ROBERT M. NISSENBAUM,
Appellant
Appeal from the United States District Court
for the Eastern District of Pennsylvania
(D.C. Criminal Action No. 00-cr-00570)
District Judge: Honorable Jay C. Waldman
Submitted Under Third Circuit LAR 34.1(a)
on June 13, 2002
Before: ROTH, RENDELL
and ROSENN, Circuit Judges
(Opinion filed October 30, 2002)
OPINION
ROTH, Circuit Judge:
This appeal follows a jury trial at which the appellant, Robert Nissenbaum, was
convicted on 19 counts of mail fraud under 18 U.S.C. § 1341 and sentenced to 21 months
in prison. Nissenbaum contends on appeal that (1) the District Court abused its discretion
in declining to hold a hearing on Nissenbaum’s pretrial motion to dismiss the indictment
for prosecutorial misconduct, and (2) Nissenbaum is entitled to a new trial because the
indictment was based on an allegedly legally invalid theory of mail fraud, which error was
allegedly compounded by the instructions given to the jury.
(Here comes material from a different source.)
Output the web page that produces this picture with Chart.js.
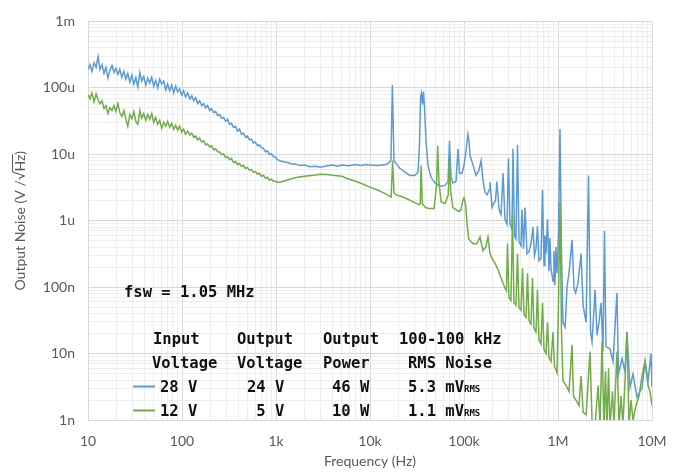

We have appellate jurisdiction pursuant to 28 U.S.C. § 1291. We review a denial of
a hearing on a pretrial motion for an abuse of discretion, see United States v. Voigt,
89 F.3d
1050, 1066-1068 (3d Cir.), cert. denied,
519 U.S. 1047 (1996), and review for plain error
jury instructions to which no objection was preserved at trial. See United States v. Antico,
275 F.3d 245, 265 (3d Cir. 2001).
The facts of this case will not be recited here as they are well known to the parties.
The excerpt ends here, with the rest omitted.